What you have to do —
List each line in which the string "that" appears.

Provided information —

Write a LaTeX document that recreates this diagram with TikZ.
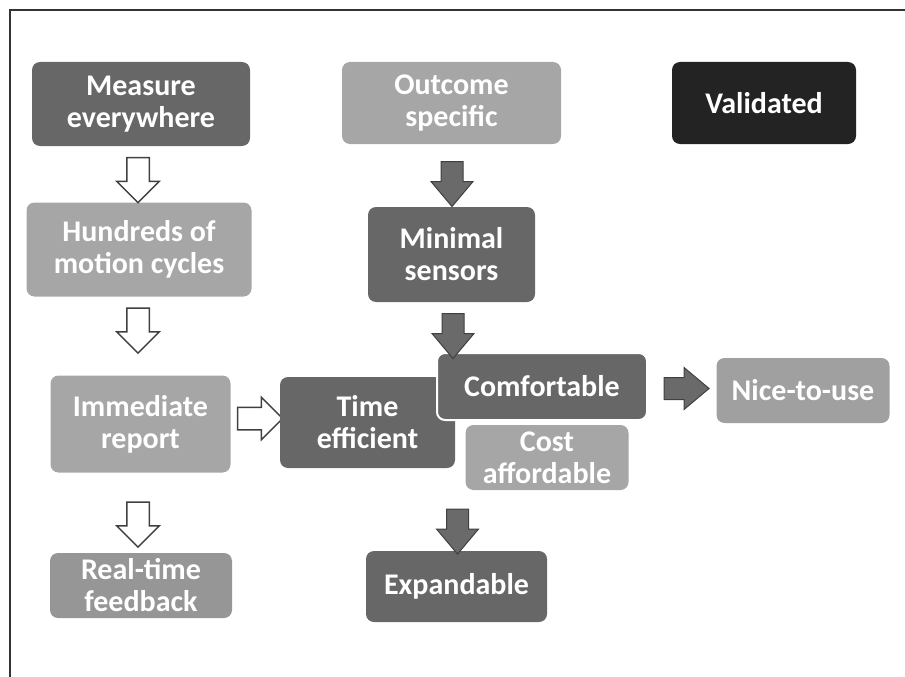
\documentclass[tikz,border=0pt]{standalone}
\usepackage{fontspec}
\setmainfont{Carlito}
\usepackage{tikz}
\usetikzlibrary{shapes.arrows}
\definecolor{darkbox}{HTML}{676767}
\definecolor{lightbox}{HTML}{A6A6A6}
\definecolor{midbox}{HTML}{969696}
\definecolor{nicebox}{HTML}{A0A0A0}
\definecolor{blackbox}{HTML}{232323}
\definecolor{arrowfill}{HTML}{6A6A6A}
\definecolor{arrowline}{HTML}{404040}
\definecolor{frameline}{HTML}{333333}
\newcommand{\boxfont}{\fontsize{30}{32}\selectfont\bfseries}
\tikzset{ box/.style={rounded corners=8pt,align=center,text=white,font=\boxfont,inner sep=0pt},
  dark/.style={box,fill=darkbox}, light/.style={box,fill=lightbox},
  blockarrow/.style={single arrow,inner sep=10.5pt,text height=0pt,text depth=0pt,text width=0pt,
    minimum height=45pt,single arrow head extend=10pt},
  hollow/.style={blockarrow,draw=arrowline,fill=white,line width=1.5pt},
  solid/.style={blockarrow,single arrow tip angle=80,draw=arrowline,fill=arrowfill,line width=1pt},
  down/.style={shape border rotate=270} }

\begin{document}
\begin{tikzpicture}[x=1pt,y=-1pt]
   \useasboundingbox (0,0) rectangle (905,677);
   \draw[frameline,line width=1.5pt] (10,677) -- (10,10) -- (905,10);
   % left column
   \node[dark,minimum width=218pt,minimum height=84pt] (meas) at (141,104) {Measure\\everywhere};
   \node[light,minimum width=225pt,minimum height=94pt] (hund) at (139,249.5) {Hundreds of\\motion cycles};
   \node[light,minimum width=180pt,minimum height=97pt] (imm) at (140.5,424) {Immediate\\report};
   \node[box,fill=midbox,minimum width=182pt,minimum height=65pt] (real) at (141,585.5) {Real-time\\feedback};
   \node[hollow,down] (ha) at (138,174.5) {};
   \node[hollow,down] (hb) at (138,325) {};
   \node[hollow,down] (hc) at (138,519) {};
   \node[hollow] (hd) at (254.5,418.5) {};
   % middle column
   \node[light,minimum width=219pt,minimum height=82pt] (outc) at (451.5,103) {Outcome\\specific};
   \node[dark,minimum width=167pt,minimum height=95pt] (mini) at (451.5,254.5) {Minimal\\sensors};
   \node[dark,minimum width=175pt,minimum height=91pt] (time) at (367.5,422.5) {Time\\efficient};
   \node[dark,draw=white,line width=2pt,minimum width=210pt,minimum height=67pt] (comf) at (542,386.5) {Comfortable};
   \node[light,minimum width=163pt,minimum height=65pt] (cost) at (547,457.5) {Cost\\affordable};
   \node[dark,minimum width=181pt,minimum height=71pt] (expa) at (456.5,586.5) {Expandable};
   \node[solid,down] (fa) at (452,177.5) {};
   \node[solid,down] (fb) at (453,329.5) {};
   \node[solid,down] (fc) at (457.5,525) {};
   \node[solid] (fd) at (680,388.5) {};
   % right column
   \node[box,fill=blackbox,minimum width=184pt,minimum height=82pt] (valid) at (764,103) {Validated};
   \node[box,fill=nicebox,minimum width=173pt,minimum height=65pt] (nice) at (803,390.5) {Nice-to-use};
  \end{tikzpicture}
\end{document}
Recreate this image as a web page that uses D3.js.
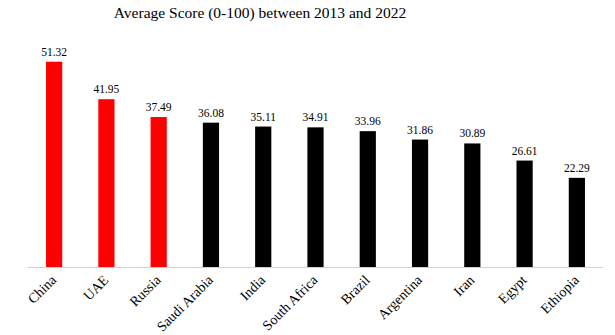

Output below —
Write a LaTeX document that recreates this diagram with TikZ.
Recreate this image as a web page that uses D3.js.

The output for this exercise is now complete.